- [Materials provided]
Start

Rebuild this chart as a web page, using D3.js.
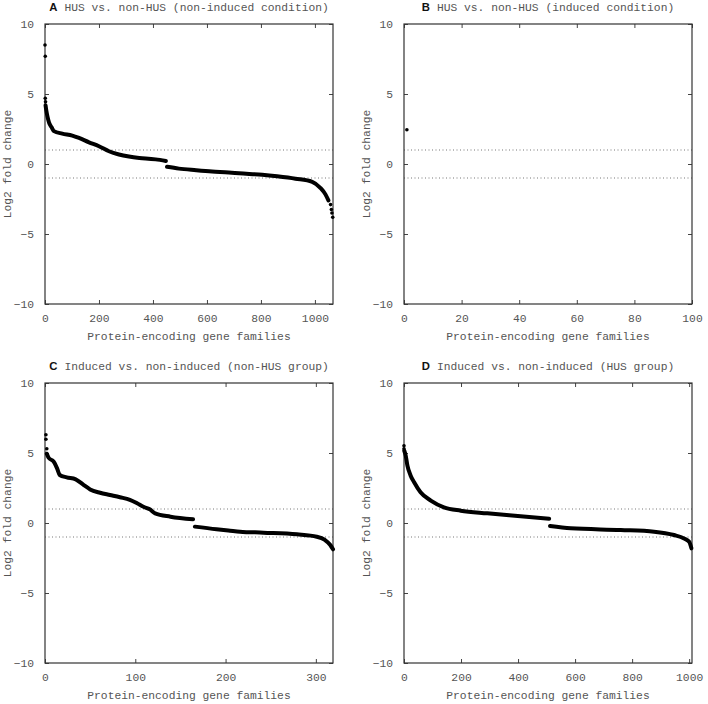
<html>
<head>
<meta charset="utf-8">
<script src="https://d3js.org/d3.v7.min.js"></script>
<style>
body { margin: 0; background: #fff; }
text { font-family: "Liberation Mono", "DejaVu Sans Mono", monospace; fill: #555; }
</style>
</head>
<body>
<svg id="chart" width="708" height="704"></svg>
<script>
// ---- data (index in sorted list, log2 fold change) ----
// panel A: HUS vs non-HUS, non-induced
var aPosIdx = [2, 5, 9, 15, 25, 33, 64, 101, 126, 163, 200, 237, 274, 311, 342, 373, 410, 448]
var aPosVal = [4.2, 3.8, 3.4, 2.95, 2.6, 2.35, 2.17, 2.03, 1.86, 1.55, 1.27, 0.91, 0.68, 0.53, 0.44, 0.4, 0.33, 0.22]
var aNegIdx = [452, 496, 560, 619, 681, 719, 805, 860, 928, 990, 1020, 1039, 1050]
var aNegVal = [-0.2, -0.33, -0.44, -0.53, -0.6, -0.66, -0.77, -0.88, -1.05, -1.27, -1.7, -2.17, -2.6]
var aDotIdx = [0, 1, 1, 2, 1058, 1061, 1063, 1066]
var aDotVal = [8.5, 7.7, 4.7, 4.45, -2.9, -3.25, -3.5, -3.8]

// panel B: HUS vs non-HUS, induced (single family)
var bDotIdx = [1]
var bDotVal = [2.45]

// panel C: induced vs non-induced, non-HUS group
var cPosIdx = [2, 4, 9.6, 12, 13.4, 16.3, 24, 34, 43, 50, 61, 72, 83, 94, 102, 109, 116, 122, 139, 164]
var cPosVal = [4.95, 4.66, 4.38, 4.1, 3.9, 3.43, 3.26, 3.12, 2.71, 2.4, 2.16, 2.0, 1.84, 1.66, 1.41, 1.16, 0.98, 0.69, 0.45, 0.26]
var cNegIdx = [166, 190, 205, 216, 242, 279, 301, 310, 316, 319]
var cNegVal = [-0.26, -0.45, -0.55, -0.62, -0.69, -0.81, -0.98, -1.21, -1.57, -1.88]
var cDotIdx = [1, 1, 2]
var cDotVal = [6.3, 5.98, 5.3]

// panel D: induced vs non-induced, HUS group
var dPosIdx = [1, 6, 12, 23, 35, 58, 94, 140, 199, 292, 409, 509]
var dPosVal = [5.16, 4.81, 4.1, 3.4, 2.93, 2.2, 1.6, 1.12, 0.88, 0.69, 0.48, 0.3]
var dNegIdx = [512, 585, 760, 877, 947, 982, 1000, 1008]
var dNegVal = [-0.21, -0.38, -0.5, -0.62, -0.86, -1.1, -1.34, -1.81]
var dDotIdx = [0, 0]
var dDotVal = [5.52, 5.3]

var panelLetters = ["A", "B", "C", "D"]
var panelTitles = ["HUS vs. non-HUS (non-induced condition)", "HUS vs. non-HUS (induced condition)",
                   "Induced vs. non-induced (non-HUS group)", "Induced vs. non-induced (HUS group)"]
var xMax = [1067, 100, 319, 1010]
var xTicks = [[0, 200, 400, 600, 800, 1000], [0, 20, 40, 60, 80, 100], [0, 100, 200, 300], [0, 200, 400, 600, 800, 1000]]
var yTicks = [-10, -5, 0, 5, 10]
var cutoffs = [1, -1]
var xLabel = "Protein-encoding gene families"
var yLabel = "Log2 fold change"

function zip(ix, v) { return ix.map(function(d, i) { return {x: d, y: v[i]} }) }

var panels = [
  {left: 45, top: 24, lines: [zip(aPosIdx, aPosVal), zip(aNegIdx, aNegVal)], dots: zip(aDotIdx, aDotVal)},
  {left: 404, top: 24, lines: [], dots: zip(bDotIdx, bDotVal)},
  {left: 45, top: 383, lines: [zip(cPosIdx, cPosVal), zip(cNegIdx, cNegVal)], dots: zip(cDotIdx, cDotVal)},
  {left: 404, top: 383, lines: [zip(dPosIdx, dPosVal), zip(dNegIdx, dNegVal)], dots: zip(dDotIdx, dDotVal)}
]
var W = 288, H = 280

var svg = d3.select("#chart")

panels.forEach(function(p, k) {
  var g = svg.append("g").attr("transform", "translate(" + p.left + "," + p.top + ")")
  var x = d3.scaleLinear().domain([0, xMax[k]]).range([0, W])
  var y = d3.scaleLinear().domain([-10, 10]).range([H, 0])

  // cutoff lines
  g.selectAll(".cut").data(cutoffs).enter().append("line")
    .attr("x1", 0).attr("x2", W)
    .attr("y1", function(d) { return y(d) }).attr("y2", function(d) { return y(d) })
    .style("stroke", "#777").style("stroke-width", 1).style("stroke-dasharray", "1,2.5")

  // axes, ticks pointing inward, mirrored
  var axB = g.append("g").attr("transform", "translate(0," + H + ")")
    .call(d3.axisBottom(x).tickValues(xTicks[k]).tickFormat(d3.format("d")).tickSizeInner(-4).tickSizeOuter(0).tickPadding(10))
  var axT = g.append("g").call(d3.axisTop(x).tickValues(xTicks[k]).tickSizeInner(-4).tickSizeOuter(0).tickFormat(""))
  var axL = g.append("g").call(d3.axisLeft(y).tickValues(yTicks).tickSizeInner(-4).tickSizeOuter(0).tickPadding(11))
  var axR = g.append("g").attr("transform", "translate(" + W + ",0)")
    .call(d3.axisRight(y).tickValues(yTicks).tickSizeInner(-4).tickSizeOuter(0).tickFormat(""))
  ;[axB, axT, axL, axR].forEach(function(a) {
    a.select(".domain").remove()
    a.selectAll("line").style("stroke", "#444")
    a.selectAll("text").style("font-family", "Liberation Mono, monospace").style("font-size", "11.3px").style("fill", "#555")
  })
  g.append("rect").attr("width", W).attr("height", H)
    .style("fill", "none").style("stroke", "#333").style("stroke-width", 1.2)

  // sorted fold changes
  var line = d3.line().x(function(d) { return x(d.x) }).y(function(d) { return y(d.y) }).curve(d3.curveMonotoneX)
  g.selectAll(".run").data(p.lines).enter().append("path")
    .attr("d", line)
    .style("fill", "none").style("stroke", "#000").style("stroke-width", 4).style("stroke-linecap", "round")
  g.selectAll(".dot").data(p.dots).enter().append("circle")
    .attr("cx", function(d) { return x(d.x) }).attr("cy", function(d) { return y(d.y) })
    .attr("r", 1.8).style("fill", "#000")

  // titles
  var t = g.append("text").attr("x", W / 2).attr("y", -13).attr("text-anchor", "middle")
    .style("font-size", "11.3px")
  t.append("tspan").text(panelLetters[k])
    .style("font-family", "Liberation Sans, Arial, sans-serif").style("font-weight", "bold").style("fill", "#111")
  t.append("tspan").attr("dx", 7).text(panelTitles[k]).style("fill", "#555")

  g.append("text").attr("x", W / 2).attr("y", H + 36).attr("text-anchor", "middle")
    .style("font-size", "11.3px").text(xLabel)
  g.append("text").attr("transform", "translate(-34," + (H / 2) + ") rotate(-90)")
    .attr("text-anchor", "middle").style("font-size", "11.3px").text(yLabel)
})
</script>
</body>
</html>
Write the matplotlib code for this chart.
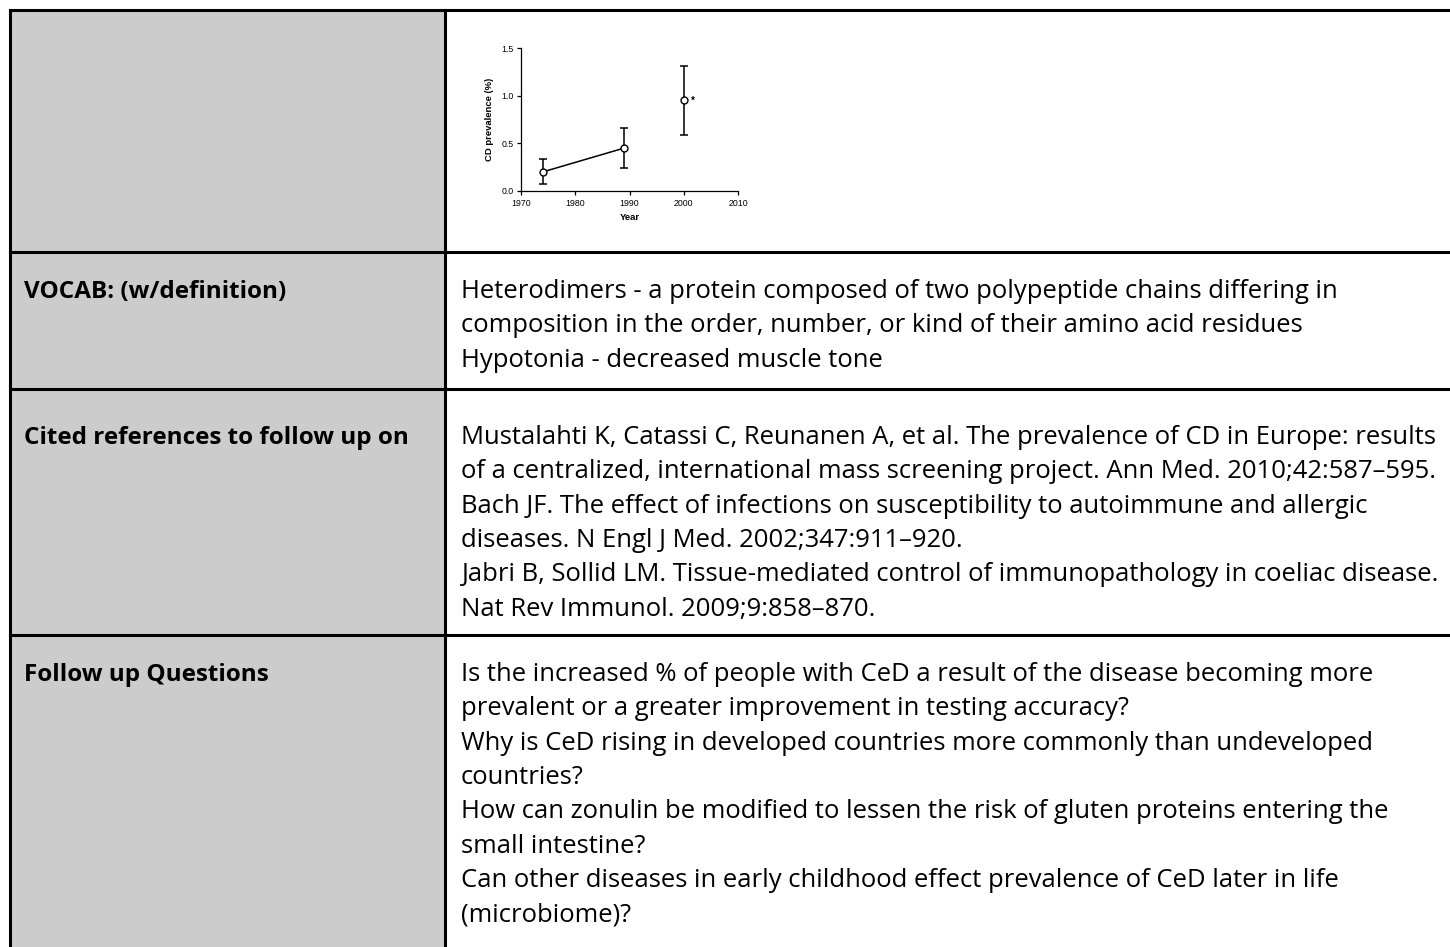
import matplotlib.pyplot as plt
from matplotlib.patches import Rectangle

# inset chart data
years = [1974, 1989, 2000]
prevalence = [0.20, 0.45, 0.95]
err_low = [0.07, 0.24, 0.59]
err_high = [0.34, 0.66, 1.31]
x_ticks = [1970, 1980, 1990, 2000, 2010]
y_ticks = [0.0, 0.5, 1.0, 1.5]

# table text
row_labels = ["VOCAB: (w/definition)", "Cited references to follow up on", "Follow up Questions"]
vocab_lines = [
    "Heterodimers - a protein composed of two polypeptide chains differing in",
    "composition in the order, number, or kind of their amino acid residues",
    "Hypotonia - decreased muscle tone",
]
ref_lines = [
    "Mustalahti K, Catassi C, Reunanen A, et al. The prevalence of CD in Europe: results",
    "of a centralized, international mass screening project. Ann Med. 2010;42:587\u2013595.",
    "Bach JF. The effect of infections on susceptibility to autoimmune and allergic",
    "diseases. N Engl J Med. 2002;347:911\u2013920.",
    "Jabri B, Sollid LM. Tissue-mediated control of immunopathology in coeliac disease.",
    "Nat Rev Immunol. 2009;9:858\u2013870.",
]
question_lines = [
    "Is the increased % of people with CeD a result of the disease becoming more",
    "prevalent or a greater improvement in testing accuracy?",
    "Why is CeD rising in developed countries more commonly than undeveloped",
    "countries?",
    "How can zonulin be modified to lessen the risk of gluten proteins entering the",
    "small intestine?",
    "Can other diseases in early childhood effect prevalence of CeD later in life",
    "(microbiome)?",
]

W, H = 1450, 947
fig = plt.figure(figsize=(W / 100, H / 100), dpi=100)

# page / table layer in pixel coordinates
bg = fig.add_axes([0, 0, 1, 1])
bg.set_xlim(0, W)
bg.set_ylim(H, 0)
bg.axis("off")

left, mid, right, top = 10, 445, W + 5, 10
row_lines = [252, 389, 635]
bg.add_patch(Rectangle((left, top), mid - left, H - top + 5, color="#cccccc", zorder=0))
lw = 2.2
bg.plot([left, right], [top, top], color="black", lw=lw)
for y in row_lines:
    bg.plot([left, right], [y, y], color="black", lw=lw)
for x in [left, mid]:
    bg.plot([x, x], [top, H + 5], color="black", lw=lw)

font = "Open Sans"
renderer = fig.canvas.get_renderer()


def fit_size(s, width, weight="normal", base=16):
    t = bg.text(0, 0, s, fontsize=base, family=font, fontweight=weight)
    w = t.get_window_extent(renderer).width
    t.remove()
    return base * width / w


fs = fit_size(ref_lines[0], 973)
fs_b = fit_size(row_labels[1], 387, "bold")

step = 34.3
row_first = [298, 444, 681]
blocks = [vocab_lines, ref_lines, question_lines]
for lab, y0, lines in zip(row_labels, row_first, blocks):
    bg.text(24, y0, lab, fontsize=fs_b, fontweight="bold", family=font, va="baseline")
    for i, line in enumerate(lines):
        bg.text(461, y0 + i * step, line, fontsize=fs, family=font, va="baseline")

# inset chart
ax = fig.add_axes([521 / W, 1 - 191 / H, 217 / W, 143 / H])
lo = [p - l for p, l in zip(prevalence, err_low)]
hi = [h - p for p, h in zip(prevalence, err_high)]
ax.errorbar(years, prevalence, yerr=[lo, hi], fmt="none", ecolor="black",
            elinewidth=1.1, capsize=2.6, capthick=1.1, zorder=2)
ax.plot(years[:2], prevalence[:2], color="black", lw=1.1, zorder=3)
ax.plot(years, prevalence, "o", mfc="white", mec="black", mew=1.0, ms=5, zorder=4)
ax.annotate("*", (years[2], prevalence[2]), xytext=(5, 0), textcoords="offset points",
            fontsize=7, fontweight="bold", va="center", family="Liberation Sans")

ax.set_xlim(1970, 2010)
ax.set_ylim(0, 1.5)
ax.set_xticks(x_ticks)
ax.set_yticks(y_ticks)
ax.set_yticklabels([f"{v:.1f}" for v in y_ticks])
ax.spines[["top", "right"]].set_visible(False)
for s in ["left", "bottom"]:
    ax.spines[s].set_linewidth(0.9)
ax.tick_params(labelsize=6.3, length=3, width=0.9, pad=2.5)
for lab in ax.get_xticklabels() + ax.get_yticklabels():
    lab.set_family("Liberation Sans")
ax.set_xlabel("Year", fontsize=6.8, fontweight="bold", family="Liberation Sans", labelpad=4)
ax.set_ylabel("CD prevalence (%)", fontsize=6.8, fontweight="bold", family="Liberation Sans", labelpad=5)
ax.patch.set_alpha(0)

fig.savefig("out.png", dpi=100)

End

- [Exercise details] Locate and copy each line in the data above that includes the word "page".

- [Correct result]
Rebuild this chart as a web page, using D3.js.
# page / table layer in pixel coordinates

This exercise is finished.